#### Data extracted from a collection:
● ● ● ●

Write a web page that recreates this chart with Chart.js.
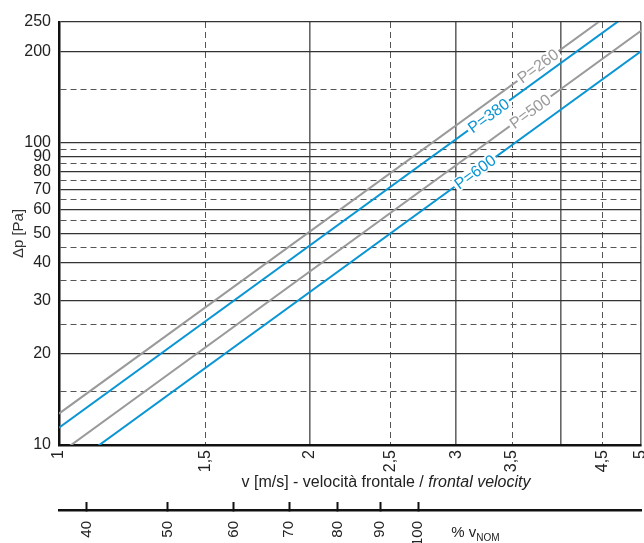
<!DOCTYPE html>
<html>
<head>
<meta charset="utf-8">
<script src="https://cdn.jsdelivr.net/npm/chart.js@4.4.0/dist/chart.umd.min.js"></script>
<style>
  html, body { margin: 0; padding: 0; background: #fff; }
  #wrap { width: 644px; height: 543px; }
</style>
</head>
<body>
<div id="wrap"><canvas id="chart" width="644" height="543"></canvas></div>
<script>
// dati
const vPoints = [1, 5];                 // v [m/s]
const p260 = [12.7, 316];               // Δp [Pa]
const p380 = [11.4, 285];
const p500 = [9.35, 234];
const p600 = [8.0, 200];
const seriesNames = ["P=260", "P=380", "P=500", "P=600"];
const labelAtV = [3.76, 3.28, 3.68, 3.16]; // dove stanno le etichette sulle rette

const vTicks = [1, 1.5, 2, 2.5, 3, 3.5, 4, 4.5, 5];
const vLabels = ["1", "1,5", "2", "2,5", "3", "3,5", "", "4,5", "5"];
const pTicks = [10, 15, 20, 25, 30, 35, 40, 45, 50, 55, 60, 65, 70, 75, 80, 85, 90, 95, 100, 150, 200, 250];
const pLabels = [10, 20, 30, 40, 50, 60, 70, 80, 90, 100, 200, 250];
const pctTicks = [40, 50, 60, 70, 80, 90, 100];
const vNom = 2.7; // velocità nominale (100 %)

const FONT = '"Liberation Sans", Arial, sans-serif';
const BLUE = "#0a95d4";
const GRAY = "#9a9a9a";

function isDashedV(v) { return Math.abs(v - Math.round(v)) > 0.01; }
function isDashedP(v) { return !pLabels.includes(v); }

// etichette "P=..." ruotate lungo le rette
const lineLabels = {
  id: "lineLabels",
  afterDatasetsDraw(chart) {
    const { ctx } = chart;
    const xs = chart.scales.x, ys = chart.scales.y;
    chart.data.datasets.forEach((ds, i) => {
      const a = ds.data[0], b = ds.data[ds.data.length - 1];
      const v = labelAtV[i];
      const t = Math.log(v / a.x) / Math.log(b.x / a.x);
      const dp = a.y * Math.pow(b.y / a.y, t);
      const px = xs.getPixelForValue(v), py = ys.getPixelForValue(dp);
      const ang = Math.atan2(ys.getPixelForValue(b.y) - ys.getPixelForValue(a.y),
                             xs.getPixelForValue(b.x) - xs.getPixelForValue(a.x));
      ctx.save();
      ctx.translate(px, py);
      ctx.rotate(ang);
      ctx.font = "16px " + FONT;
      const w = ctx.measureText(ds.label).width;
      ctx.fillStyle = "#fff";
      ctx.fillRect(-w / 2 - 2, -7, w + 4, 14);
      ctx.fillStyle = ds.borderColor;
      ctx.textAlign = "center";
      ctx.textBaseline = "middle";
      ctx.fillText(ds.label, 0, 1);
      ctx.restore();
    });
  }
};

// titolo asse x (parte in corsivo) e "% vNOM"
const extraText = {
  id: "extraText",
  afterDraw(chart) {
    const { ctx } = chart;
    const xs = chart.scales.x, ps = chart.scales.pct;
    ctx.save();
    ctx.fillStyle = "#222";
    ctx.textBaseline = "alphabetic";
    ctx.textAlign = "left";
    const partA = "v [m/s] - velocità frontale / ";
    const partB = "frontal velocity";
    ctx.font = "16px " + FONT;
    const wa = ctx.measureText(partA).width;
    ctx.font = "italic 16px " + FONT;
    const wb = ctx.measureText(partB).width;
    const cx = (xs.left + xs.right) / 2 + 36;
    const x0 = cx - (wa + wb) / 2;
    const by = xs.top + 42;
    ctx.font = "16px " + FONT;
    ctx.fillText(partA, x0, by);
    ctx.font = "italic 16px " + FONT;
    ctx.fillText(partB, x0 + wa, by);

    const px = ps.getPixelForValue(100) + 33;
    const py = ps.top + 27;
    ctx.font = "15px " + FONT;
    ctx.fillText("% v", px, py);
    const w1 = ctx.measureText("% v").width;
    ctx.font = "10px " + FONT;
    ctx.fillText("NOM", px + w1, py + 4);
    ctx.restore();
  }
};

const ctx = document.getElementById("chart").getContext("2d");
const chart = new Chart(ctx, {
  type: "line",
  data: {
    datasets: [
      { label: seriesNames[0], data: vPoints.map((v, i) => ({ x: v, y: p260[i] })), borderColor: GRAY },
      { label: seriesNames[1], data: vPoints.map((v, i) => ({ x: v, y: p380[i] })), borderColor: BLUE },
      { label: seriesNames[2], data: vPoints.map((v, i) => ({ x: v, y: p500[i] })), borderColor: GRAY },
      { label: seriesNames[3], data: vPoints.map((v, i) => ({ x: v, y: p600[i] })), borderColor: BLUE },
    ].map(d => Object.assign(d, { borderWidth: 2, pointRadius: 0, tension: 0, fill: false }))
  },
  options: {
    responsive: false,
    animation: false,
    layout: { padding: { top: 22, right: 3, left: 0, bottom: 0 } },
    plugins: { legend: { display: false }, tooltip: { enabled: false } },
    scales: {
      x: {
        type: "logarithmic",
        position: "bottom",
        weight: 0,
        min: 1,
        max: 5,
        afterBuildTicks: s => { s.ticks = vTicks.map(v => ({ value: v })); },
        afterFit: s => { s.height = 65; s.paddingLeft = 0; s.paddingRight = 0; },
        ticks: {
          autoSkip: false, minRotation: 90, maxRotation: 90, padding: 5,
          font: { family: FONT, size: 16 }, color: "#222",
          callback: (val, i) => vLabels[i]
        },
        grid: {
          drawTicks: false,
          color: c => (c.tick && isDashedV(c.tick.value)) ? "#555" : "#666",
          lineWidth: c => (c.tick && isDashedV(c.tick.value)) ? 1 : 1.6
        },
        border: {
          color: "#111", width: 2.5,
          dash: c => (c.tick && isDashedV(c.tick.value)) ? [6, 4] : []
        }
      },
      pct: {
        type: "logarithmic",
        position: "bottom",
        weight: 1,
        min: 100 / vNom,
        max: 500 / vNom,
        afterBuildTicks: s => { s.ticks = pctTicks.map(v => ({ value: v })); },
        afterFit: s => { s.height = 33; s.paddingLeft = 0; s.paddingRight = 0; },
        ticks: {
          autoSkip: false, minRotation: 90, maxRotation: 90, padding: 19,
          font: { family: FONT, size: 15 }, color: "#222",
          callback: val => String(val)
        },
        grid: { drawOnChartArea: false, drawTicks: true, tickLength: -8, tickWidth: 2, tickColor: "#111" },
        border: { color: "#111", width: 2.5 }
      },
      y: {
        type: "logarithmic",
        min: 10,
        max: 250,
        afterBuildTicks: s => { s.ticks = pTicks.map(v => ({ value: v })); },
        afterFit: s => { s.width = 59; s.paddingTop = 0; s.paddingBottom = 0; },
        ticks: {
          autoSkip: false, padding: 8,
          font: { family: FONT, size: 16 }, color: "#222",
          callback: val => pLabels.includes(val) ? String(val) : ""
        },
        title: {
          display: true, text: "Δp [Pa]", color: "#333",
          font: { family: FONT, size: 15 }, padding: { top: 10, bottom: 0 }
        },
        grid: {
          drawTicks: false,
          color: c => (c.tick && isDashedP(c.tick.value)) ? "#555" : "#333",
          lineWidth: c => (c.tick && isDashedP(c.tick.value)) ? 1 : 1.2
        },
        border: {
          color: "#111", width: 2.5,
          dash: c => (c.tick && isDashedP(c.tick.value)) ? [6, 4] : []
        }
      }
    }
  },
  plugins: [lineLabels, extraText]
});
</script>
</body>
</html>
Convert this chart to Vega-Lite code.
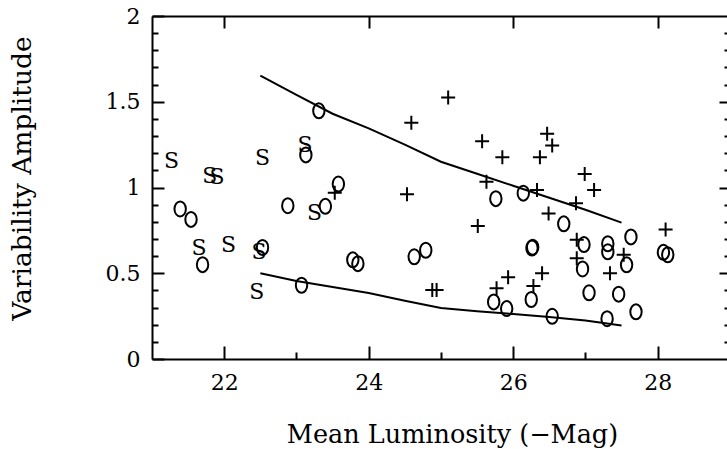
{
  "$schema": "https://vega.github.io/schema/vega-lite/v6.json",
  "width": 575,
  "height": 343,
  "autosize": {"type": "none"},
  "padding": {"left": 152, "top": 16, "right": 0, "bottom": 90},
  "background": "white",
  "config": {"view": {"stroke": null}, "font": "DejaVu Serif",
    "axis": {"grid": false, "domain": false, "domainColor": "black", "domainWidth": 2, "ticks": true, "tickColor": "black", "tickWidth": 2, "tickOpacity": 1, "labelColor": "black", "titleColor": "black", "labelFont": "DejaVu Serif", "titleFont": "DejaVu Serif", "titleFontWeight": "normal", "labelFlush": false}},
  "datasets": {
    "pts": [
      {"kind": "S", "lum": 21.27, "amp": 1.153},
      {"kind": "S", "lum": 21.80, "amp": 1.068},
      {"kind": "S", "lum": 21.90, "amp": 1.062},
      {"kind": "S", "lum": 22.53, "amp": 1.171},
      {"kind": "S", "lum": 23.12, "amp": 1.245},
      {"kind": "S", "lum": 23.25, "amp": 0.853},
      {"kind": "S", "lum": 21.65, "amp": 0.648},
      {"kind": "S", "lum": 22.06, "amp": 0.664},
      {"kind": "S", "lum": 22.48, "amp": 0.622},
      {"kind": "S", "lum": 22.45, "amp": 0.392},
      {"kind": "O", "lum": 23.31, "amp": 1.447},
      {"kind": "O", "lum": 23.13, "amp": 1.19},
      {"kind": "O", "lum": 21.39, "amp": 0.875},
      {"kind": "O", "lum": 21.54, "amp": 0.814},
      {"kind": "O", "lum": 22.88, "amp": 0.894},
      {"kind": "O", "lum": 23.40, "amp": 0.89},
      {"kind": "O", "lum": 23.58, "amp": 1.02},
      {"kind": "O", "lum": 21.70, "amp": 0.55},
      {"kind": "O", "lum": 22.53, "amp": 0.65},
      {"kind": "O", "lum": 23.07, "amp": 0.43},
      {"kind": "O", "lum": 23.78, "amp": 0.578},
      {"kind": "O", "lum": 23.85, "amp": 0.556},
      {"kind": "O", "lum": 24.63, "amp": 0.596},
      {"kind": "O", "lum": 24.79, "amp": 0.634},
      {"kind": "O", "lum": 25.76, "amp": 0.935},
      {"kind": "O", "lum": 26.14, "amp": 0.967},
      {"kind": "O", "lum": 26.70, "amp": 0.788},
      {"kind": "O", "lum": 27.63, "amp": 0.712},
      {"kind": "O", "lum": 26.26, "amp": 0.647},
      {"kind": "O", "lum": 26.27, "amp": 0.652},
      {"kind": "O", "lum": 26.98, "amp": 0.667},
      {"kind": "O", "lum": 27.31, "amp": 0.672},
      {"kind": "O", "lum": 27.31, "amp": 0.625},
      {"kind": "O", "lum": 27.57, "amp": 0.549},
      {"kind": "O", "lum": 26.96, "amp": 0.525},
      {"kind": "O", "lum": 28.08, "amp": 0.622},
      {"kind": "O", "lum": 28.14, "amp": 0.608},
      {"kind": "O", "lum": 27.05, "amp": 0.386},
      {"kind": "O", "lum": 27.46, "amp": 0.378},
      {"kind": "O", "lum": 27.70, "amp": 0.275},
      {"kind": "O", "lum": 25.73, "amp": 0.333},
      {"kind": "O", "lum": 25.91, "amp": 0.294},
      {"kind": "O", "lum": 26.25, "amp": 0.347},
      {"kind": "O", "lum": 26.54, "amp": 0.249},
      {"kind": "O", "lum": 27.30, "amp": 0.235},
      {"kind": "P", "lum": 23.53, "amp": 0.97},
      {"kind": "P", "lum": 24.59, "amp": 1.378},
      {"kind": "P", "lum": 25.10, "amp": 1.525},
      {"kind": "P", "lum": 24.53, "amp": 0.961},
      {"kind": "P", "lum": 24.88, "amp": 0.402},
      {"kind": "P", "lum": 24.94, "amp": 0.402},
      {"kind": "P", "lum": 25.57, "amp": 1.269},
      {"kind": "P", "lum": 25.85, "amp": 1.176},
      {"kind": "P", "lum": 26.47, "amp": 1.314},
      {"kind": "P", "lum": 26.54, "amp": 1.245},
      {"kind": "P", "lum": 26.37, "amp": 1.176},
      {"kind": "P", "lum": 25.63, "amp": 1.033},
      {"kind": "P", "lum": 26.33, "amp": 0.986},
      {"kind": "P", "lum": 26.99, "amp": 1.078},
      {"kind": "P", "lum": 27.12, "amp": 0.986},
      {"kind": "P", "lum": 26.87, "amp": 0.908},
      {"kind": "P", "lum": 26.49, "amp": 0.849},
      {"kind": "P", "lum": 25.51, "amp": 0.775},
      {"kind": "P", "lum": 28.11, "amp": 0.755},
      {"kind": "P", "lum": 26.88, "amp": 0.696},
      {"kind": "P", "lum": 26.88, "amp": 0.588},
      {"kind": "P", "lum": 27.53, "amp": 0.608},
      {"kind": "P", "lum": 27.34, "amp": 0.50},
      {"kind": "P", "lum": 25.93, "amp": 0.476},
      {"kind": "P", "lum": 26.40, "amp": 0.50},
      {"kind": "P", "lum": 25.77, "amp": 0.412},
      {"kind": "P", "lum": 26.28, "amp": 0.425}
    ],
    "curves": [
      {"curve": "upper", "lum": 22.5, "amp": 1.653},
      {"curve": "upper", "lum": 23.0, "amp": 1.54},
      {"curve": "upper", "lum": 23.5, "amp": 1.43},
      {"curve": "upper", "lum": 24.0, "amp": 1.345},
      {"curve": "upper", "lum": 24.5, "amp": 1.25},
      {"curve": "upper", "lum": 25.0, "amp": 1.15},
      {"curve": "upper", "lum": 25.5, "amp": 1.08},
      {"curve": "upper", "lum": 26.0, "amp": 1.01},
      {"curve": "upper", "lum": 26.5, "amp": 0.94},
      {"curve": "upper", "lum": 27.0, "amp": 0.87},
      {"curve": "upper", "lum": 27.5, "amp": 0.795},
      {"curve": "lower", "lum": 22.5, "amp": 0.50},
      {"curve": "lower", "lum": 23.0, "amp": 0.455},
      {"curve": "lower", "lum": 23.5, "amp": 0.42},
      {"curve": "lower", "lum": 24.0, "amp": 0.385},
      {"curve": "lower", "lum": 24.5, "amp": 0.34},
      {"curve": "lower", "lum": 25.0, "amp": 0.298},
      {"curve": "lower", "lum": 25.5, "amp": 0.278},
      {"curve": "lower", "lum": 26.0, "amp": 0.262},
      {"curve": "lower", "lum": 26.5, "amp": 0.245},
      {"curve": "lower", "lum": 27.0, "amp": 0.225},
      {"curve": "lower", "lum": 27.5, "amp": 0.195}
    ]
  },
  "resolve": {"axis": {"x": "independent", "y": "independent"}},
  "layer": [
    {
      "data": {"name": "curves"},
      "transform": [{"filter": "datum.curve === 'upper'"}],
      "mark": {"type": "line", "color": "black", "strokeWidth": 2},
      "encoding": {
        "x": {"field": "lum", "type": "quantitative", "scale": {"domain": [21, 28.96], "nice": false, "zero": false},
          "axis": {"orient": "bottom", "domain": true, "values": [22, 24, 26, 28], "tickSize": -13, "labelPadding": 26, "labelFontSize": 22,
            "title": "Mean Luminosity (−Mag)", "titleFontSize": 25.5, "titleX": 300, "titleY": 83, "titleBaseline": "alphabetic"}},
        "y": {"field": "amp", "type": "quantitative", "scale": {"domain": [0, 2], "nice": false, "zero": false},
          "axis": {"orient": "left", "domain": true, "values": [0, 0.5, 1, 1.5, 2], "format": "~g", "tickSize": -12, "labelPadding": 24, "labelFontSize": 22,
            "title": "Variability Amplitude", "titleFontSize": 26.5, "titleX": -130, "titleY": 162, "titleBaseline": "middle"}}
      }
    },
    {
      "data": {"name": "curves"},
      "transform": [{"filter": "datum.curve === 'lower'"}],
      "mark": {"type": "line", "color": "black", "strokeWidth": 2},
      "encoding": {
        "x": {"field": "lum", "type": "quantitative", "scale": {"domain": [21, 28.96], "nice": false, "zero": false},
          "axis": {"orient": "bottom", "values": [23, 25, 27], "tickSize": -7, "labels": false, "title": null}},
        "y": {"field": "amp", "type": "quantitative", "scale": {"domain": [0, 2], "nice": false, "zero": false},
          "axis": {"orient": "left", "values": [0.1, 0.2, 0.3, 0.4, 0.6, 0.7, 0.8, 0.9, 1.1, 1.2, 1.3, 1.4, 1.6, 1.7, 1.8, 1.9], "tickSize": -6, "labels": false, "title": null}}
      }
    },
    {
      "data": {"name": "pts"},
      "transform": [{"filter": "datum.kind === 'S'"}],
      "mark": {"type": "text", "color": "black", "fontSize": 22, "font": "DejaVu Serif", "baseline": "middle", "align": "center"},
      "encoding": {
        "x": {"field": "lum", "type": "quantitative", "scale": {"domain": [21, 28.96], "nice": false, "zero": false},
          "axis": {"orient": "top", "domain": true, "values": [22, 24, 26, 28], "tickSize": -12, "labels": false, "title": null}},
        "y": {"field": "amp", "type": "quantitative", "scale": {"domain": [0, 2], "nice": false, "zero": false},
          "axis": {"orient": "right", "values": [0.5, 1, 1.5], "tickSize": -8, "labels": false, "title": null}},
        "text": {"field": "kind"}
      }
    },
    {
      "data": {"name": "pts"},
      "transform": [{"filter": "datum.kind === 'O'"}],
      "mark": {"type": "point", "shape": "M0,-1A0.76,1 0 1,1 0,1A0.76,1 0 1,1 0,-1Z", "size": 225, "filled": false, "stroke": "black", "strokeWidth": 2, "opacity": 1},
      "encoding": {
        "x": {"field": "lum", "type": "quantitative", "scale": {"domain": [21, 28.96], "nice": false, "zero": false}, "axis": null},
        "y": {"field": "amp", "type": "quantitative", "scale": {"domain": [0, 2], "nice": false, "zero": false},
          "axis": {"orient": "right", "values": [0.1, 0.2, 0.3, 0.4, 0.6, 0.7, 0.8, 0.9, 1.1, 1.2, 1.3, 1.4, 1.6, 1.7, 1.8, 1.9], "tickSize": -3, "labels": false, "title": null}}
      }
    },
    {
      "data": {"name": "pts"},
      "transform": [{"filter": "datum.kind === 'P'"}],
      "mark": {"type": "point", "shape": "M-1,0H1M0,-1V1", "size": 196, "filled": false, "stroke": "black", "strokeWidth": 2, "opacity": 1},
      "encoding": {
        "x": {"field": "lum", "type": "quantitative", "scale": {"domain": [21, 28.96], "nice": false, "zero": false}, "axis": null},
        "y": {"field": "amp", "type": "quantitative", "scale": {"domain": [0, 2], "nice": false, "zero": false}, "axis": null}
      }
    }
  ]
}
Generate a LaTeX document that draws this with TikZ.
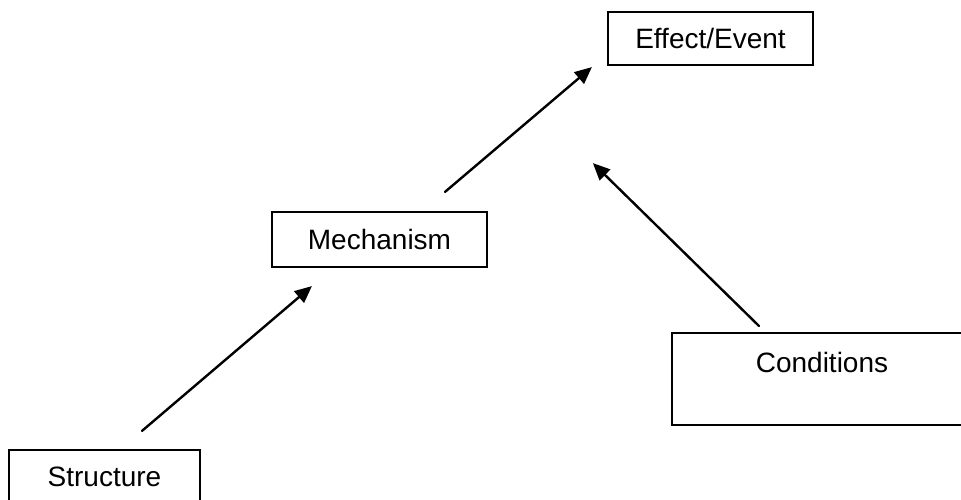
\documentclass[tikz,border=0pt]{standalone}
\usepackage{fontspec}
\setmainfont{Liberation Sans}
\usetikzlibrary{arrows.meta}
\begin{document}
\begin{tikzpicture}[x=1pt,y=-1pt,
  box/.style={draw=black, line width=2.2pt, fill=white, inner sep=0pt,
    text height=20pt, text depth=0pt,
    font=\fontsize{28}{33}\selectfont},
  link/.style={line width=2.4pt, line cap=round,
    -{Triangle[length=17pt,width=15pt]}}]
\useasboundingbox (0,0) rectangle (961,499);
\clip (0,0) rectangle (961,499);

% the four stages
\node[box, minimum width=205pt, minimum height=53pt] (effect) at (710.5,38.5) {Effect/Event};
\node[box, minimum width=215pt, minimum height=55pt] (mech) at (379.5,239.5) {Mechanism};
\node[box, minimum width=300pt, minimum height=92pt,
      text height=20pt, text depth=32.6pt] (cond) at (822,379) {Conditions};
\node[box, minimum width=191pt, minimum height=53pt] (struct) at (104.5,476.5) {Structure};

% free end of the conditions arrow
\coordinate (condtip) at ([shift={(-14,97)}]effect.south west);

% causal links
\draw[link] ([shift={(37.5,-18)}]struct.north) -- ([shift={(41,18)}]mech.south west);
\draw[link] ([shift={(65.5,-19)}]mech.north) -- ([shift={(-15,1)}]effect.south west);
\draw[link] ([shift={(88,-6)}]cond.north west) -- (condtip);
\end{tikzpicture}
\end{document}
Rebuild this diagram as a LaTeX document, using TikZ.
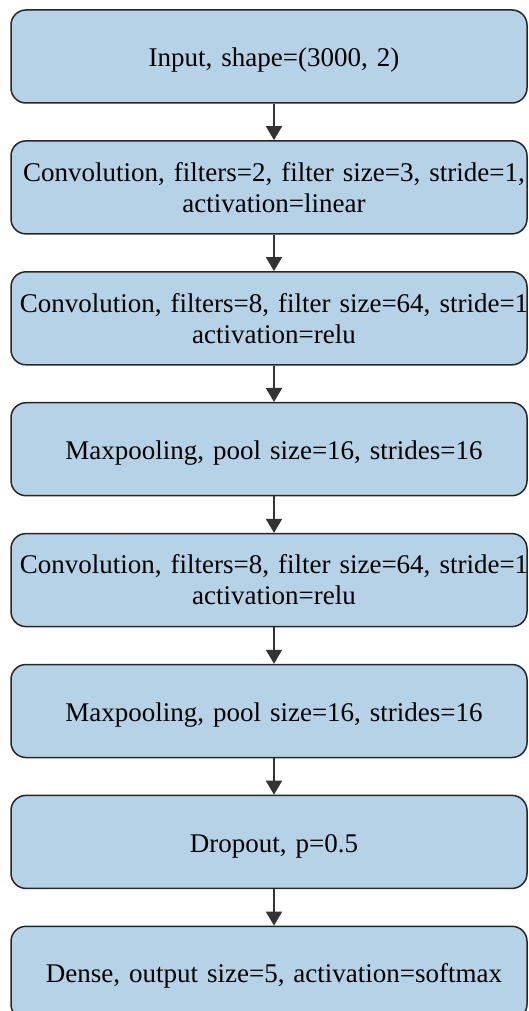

● ● ● ●

#### Problem:
Emit an exact copy of the lines from the line bearing "Generate a LaTeX" through the last line above, inclusive, and leave the images out.

#### Solution below:
Generate a LaTeX document that draws this with TikZ.
\documentclass[tikz,border=0pt]{standalone}
\usepackage{fontspec}
\setmainfont{Liberation Sans}
\usetikzlibrary{arrows.meta}
\begin{document}
\begin{tikzpicture}[x=1pt,y=-1pt,
  box/.style={draw=black, line width=2.2pt, fill=white, inner sep=0pt,
    text height=20pt, text depth=0pt,
    font=\fontsize{28}{33}\selectfont},
  link/.style={line width=2.4pt, line cap=round,
    -{Triangle[length=17pt,width=15pt]}}]
\useasboundingbox (0,0) rectangle (961,499);
\clip (0,0) rectangle (961,499);

% the four stages
\node[box, minimum width=205pt, minimum height=53pt] (effect) at (710.5,38.5) {Effect/Event};
\node[box, minimum width=215pt, minimum height=55pt] (mech) at (379.5,239.5) {Mechanism};
\node[box, minimum width=300pt, minimum height=92pt,
      text height=20pt, text depth=32.6pt] (cond) at (822,379) {Conditions};
\node[box, minimum width=191pt, minimum height=53pt] (struct) at (104.5,476.5) {Structure};

% free end of the conditions arrow
\coordinate (condtip) at ([shift={(-14,97)}]effect.south west);

% causal links
\draw[link] ([shift={(37.5,-18)}]struct.north) -- ([shift={(41,18)}]mech.south west);
\draw[link] ([shift={(65.5,-19)}]mech.north) -- ([shift={(-15,1)}]effect.south west);
\draw[link] ([shift={(88,-6)}]cond.north west) -- (condtip);
\end{tikzpicture}
\end{document}
Rebuild this diagram as a LaTeX document, using TikZ.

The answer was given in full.